Individuals have also become more risk averse, seeing huge chunks of their investments wiped away, high investment charges and a lack of faith in much of the advisory landscape. Although work is being done in all of these areas, there are changing needs to be met and the search for value for money and a good deal for all concerned is greater than ever.

A focus on cash

One of the major impacts of recent events has been the increase in the importance of cash within our overall finances. Unfortunately, this has come at a time of record low interest rates and historically low rates on savings - gone are the days when we could get 7% from a retail bank.

Margins are tighter, banks are more aware of making profit and the entire retail money market is evolving. With there being such a wide number of providers in the market, as well as innovation and continuous new developments in the world of savings, it is vital that we review all of our options carefully.

Where to start

With this in mind, the need to manage our cash is now more important than ever. Shopping around for the best deal, making sure we understand all of the options available, as well as maximising any tax allowances should all be considered. Equally important is the part that tax and inflation can play, so fully understanding what might happen in the future and the potential impact this may have on our net return is critical.

The main types of account to consider when managing your cash portfolio are instant access, notice accounts, fixed rate bonds and structured deposits; this order is loosely based on the length of time required to consider each, although there is some overlap.

Deciding when we need access to our cash

The first place to start is to decide when you will need access to the capital. As a guide, generally the longer period you can commit your money for, the better the rate or potential return on offer. Having said that, this is a rather challenging time in the history of retail cash rates and much of what has happened in the past is changing.

For example, the market for longer term fixed rates is at one of its lowest points, as many of the banks have access to government funding and so do not need to pay more by asking the consumer – so there is little premium from fixed rates for tying up your money for longer.

However, the level of access required remains an important feature and, depending on your needs, may allow you to divide your savings into different pots.

Consider all of our options

Money that you may need without notice is covered by the instant access account. This is generally rate-driven but look out for how many withdrawals you can make without penalty and remember to make a note of what any bonus is and, most importantly, when it comes to an end.

A wider range of accounts without a bonus has developed recently which is attractive for those who know that they might not remember to switch accounts when the bonus comes to an end.

The middle ground

Notice accounts have grown in popularity recently, as savers start to see the added flexibility of having a withdrawal period of less than a year but also want to benefit from a higher rate than might be available from an instant access account.

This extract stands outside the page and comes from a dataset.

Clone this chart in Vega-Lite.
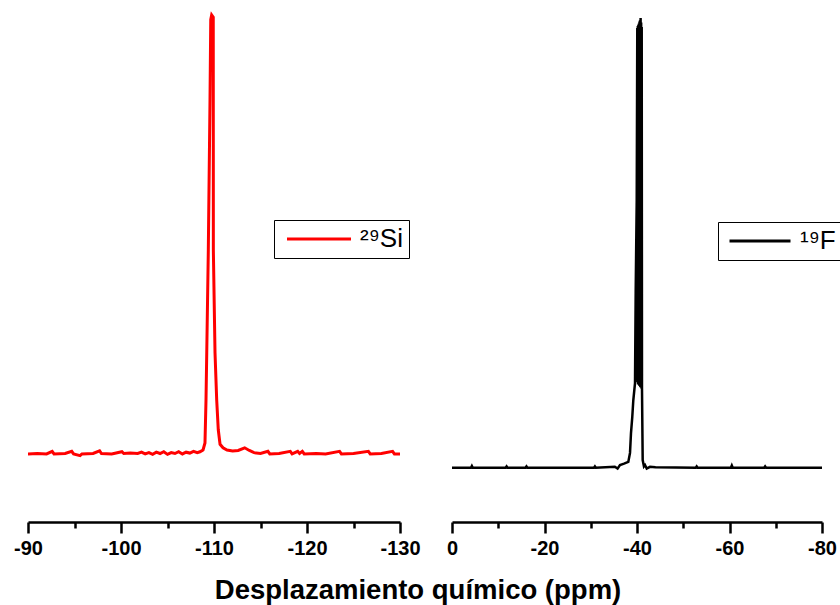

Notice accounts therefore bridge the gap between instant access and fixed rate bonds, although some are offering higher rates than both of these alternatives. Although not fixed, the notice period for the provider to notify you of any decrease (or increase) in rate is normally the same as the notice period required for withdrawals, so you have time to move, should you so wish. This is certainly something to check beforehand.

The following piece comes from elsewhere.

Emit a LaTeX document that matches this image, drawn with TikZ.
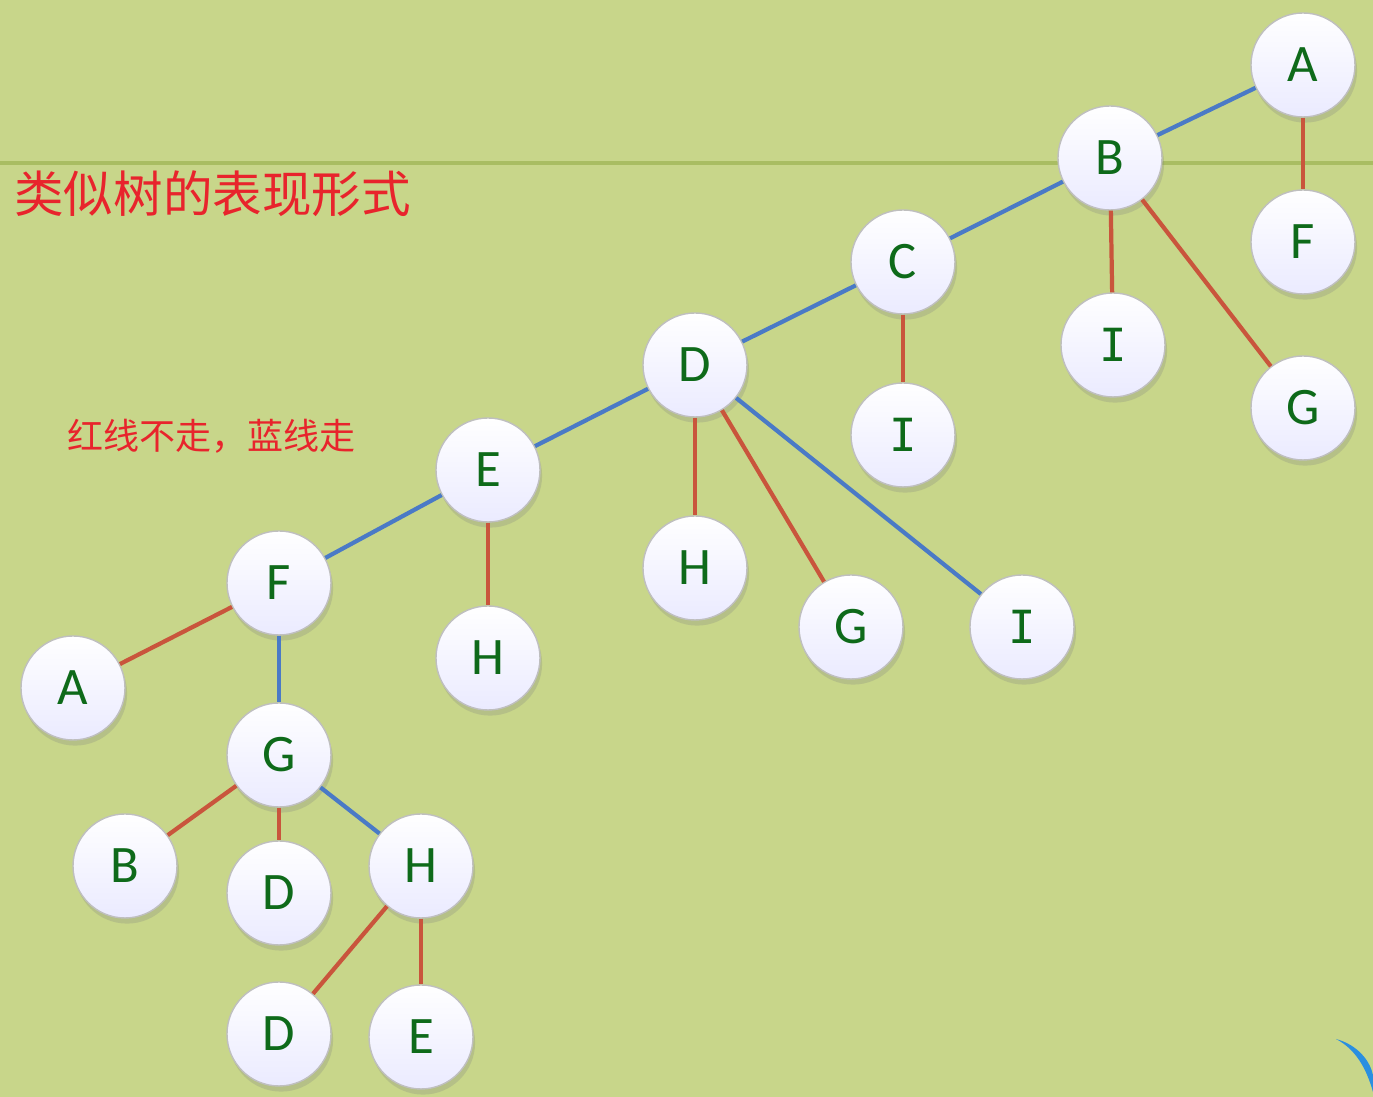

On the basis that most banks' funding policy aims to keep a large share of deposits rather than undergo a sudden exit from their books, it is reasonable to assume that the headline rate (or thereabouts) could continue for a reasonable period and that any decreases may be gradual - though obviously this is in no way guaranteed.

Fixed rate bonds

The traditional home for our savings is the fixed rate bond. The benefit here is that you know exactly the rate you will receive, when it will be paid and for how long. All things being equal and if the bank stays solvent, this gives you peace of mind.

One of the main problems with the fixed rate market is that the rates available are some of the lowest ever seen, and once tax and inflation are taken into account, the net returns on offer can be negative. This, combined with the fact that the Consumer Price Index has been above its 2% target for nearly 3 years, has put an even greater strain on the use of fixed rates and with the threat of rising inflation the outlook is very challenging.

The rise of the alternative

Against this backdrop and with the current market for 4 and 5 year fixed rates being very uncompetitive, it is clear to see why structured deposits have risen in appeal. Since the returns on these are not guaranteed, these are considered an alternative to fixed rates and have the potential to play an important role for medium and longer term money.

They offer the opportunity to receive higher potential returns than longer term fixed rates by sacrificing your guaranteed income with a return that is linked to the stockmarket. They still provide full capital protection and as with most fixed rate bonds, are eligible for FSCS protection (although as with any deposit, make sure to check who the deposit taker is and whether they are linked to any other banks with whom you might have accounts with).

Low, low rates

Many accounts, particularly instant access, offer a bonus, normally for the first 12 months, after which they often become highly uncompetitive. The bank is hoping that like many others, you will simply forget to revisit or simply not have the time to make changes to your accounts which is where they start to make their money and you loose out.

The combination of low rates and our failure to constantly make sure we are getting a competitive deal means that many of us suffer from low overall returns from our savings. The compound effect of leaving our hard earned savings in a low interest bearing account can be significant over time.

Spread your money

It seems that being organised will inevitably result in a higher net return on our savings pot and as such this is another aspect of cash management that should be highlighted.

In addition, not only is it important to consider the limits of the FSCS on all of the accounts we hold, but also the different types of account and how they could interact with each other. This will obviously depend on your needs, but combining a fixed rate with a deposit which offers the potential for a higher return could offer a competitive balance of guaranteed income and potential upside.

And finally, always, always make sure you review all of your options and make up your own mind as to the merits of the various accounts available. After all, our needs are our own, not those of someone else.